Mayor Julio Robaina captured 93 percent of the vote, earning him another four years as the leader of Miami-Dade County's second-largest city.

``I'm extremely proud for the residents of Hialeah,'' Robaina said. ``Our future is even brighter today than it was yesterday.''

Miami-Dade Elections Department officials said the unofficial results show 24.52 percent of Hialeah voters cast ballots, or 21,755 of the city's 88,716 registered voters. A chunk of the ballots -- about 9,751 -- were cast by mail. About 1,441 chose to vote early.

In the Group 5 post, council member Luis Gonzalez, a print shop owner, secured a second four-year term after garnering 84 percent of the vote -- or 17,073 votes -- compared with nearly 16 percent by his opponent, community activist Fernando Alvarez.

``At the end of the day, I just didn't raise enough money to seriously compete. And the the reality is 60,000 voters chose to stay at home,'' said Alvarez, who raised $3,855 to Gonzalez's $49,875. ``I'll continue being an activist. And in 2011, I'll try again.''

Councilwoman Katharine ``Katy'' Cue faced the toughest competition for the Group 7 seat after coming under fire by opponent Daniel Bolaños, a former Hialeah police officer and son of the former longtime police chief Rolando Bolaños Sr. Bolaños accused her of voter fraud.

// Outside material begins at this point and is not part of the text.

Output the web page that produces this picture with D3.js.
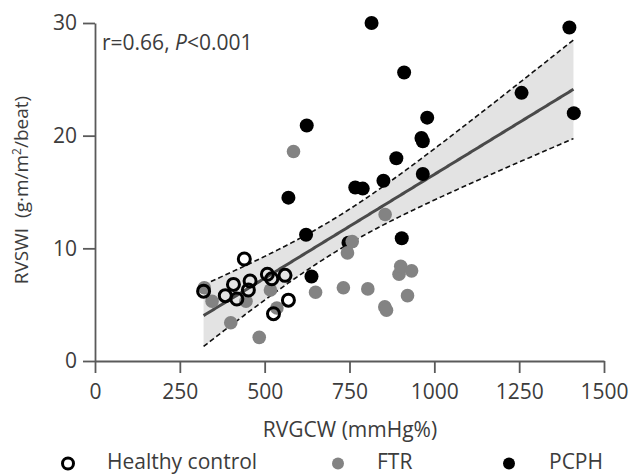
<!DOCTYPE html>
<html>
<head>
<meta charset="utf-8">
<script src="https://cdn.jsdelivr.net/npm/d3@7"></script>
<style>
  body { margin: 0; background: #fff; }
  text { font-family: "Open Sans", sans-serif; fill: #3c3c3c; }
</style>
</head>
<body>
<svg id="chart"></svg>
<script>
// RVGCW (x) vs RVSWI (y)
let healthyX = [320, 384, 408, 440, 418, 457, 452, 508, 521, 560, 570, 526];
let healthyY = [6.2, 5.8, 6.8, 9.05, 5.5, 7.1, 6.3, 7.7, 7.3, 7.6, 5.4, 4.2];

let ftrX = [322, 345, 400, 445, 484, 517, 536, 585, 650, 732, 744, 758, 804, 855, 854, 859, 896, 901, 933, 921];
let ftrY = [6.5, 5.3, 3.4, 5.3, 2.1, 6.3, 4.7, 18.6, 6.1, 6.5, 9.6, 10.6, 6.4, 13.0, 4.8, 4.5, 7.7, 8.4, 8.0, 5.8];

let pcphX = [570, 624, 622, 638, 747, 767, 789, 815, 850, 888, 904, 911, 962, 966, 966, 979, 1257, 1398, 1411];
let pcphY = [14.5, 20.9, 11.2, 7.5, 10.5, 15.4, 15.3, 30.0, 16.0, 18.0, 10.9, 25.6, 19.8, 19.5, 16.6, 21.6, 23.8, 29.6, 22.0];

let xTicks = [0, 250, 500, 750, 1000, 1250, 1500];
let yTicks = [0, 10, 20, 30];
let groups = ["Healthy control", "FTR", "PCPH"];

let width = 630, height = 475;
let margin = {left: 95, right: 26, top: 23, bottom: 114};

let svg = d3.select("#chart").attr("width", width).attr("height", height);

let x = d3.scaleLinear().domain([0, 1500]).range([margin.left, width - margin.right]);
let y = d3.scaleLinear().domain([0, 30]).range([height - margin.bottom, margin.top]);

// least squares fit over all points + 95% confidence band
let allX = healthyX.concat(ftrX, pcphX);
let allY = healthyY.concat(ftrY, pcphY);
let n = allX.length;
let mx = d3.mean(allX), my = d3.mean(allY);
let sxx = d3.sum(allX, v => (v - mx) * (v - mx));
let sxy = d3.sum(allX, (v, i) => (v - mx) * (allY[i] - my));
let slope = sxy / sxx;
let icpt = my - slope * mx;
let sse = d3.sum(allX, (v, i) => Math.pow(allY[i] - (icpt + slope * v), 2));
let se = Math.sqrt(sse / (n - 2));
let tval = 2.01;

let xs = d3.range(d3.min(allX), d3.max(allX) + 1, 5);
let band = xs.map(v => {
  let fit = icpt + slope * v;
  let h = tval * se * Math.sqrt(1 / n + (v - mx) * (v - mx) / sxx);
  return {x: v, fit: fit, lo: fit - h, hi: fit + h};
});

svg.append("path")
  .datum(band)
  .attr("fill", "#e3e3e3")
  .attr("d", d3.area().x(d => x(d.x)).y0(d => y(d.lo)).y1(d => y(d.hi)));

["lo", "hi"].forEach(k => {
  svg.append("path")
    .datum(band)
    .attr("fill", "none")
    .attr("stroke", "#111")
    .attr("stroke-width", 1.6)
    .attr("stroke-dasharray", "5,3")
    .attr("d", d3.line().x(d => x(d.x)).y(d => y(d[k])));
});

svg.append("path")
  .datum(band)
  .attr("fill", "none")
  .attr("stroke", "#4a4a4a")
  .attr("stroke-width", 3)
  .attr("d", d3.line().x(d => x(d.x)).y(d => y(d.fit)));

// axes
let xAxis = svg.append("g")
  .attr("transform", `translate(0,${y(0)})`)
  .call(d3.axisBottom(x).tickValues(xTicks).tickFormat(d3.format("d"))
    .tickSize(12).tickSizeOuter(0).tickPadding(11));

let yAxis = svg.append("g")
  .attr("transform", `translate(${x(0)},0)`)
  .call(d3.axisLeft(y).tickValues(yTicks).tickFormat(d3.format("d"))
    .tickSize(12).tickSizeOuter(0).tickPadding(6));

[xAxis, yAxis].forEach(a => {
  a.select(".domain").attr("stroke", "#5a5a5a").attr("stroke-width", 1.8);
  a.selectAll(".tick line").attr("stroke", "#5a5a5a").attr("stroke-width", 1.8);
  a.selectAll(".tick text")
    .attr("fill", "#3c3c3c")
    .style("font-family", "'Open Sans', sans-serif")
    .style("font-size", "21px");
});

// points
svg.append("g").selectAll("circle")
  .data(pcphX.map((v, i) => [v, pcphY[i]]))
  .join("circle")
  .attr("cx", d => x(d[0])).attr("cy", d => y(d[1]))
  .attr("r", 7).attr("fill", "#000");

svg.append("g").selectAll("circle")
  .data(ftrX.map((v, i) => [v, ftrY[i]]))
  .join("circle")
  .attr("cx", d => x(d[0])).attr("cy", d => y(d[1]))
  .attr("r", 6.8).attr("fill", "#838383");

svg.append("g").selectAll("circle")
  .data(healthyX.map((v, i) => [v, healthyY[i]]))
  .join("circle")
  .attr("cx", d => x(d[0])).attr("cy", d => y(d[1]))
  .attr("r", 6).attr("fill", "none").attr("stroke", "#000").attr("stroke-width", 3);

// annotation
let ann = svg.append("text").attr("x", 102).attr("y", 50).style("font-size", "21px");
ann.append("tspan").text("r=0.66, ");
ann.append("tspan").style("font-style", "italic").text("P");
ann.append("tspan").text("<0.001");

// axis titles
svg.append("text")
  .attr("x", 350).attr("y", 437)
  .attr("text-anchor", "middle")
  .style("font-size", "21px")
  .text("RVGCW (mmHg%)");

let yl = svg.append("text")
  .attr("transform", "translate(28,190) rotate(-90)")
  .attr("text-anchor", "middle")
  .style("font-size", "19px");
yl.append("tspan").text("RVSWI ");
yl.append("tspan").attr("dx", 5).text("(g·m/m");
yl.append("tspan").attr("dy", -7).style("font-size", "12px").text("2");
yl.append("tspan").attr("dy", 7).text("/beat)");

// legend
let legend = svg.append("g");
let legX = [68, 338, 509];
let legTx = [107, 377, 549];
groups.forEach((g, i) => {
  let c = legend.append("circle").attr("cx", legX[i]).attr("cy", 463.5);
  if (i === 0) {
    c.attr("r", 5.5).attr("fill", "none").attr("stroke", "#000").attr("stroke-width", 3);
  } else {
    c.attr("r", 6).attr("fill", i === 1 ? "#838383" : "#000");
  }
  legend.append("text")
    .attr("x", legTx[i]).attr("y", 469)
    .style("font-size", "21px")
    .text(g);
});
</script>
</body>
</html>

But Cue, who Robaina nominated to a seat vacated by Steve Bovo last November, was cleared by the Florida Elections Commission and the court system. On Tuesday, she handily defeated Bolaños when she captured 90 percent of the vote, or 18,602 votes. Largely missing from this year's elections were the nasty campaign tactics often typical of Hialeah politics. Also missing: issues.

This year's races pitted incumbents who pointed to the job they had done managing the city, against political novices who were critical of the current seven-member council's rubber-stamp tendencies.

Incumbents point to the mostly peaceful election season and overwhelming support from voters as a symbol that residents were pleased with the way the city is being run.

``We haven't raised taxes. We haven't cut services. We haven't laid people off,'' Gonzalez said. ``And we're about to open the Hialeah race track.''

At the Milander Park polling station Tuesday, Nestor Chanfrou said though Robaina and some fellow council members had not necessarily won him over yet, he had begun to notice welcoming changes in the City of Progress, such as new streets and more trees.

``Up until now, he's done a good job, so why not give them another four years,'' he said.